I found paradise at a quaint pond on the crack of dawn last Friday. I must jot down the exact moment before memory fades, as I wish to return to that exact moment time and again, even if it is only through the words I write.
I owe this to my friend Rafi, who casually mentioned the picturesque setting of ponds covered by lotuses, and reminded that it is worth a visit as they were now in full bloom.
I waited for the week to end ever since, and on a Friday, even before the white thread of the morning separated the dark, my comrades and I headed out for an unknown destination to see lotuses and lilies in their full bloom.

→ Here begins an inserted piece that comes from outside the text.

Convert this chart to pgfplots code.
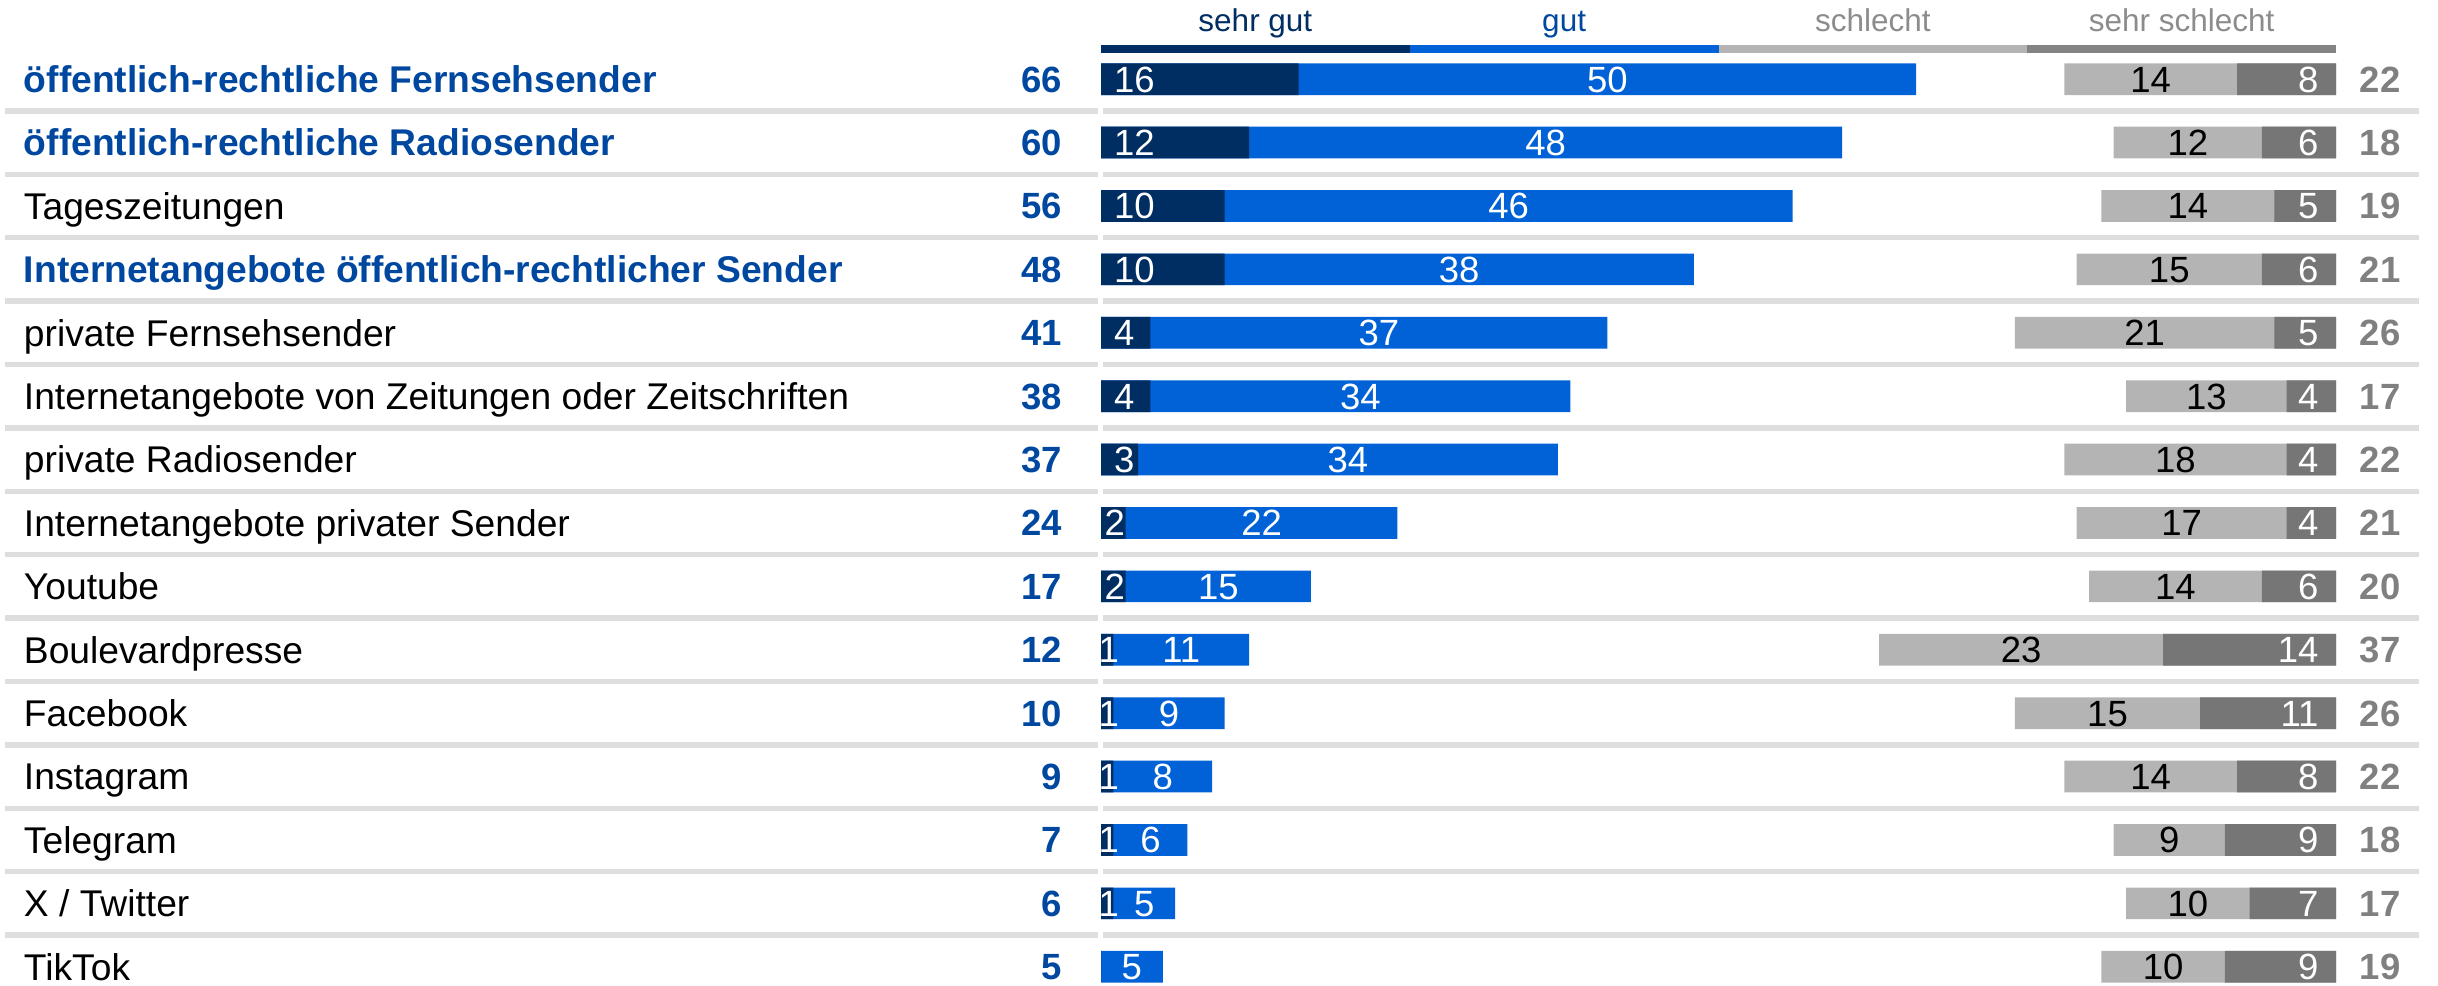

The sky that day was a mild tone of grey. The still water covered in a green blanket of duck weeds, hyacinths, lily pads, and amidst this were in bloom— pink lotuses and water lilies in an unusual dark shade of magenta. It made me feel like a school girl on an epic adventure.
I cannot recall the last time I got wet in the rain, and as this young lad worked his oar, my friend and I went deep into the middle of all things pink and green. I imagine heaven to be this serene, this calm…this vivid…this colourful.
Sitting on a tiny oar-boat, or ‘donga’ as it is known in the colloquial tongue, I was in the middle of a pond and felt like I was one with nature— the drizzle and winds hydrating my parched soul, the calm waters and blooms cleansing my blues. The pitter-patter of the rain reminded me that everything I know as truth, everything that I believed to be mine, are just temporary and a simple reminder that I exist. And in that split second, I had an epiphany; life is as fragile, yet as beautiful as rain droplets bouncing against the leaves lying flat on the pond.
I was truly on an escapade that took me to a level of tranquillity where even my darkest demons were at peace.
Spirituality, it felt addictive. My mind wanted to forget reality, and my soul wanted to never return. But alas, my conversation with nature and the momentary touch with divinity had to break, because reality sank in. If this is heaven on earth, which I believe it is, I shall return to lose my soul again and again, perhaps in all my reincarnations.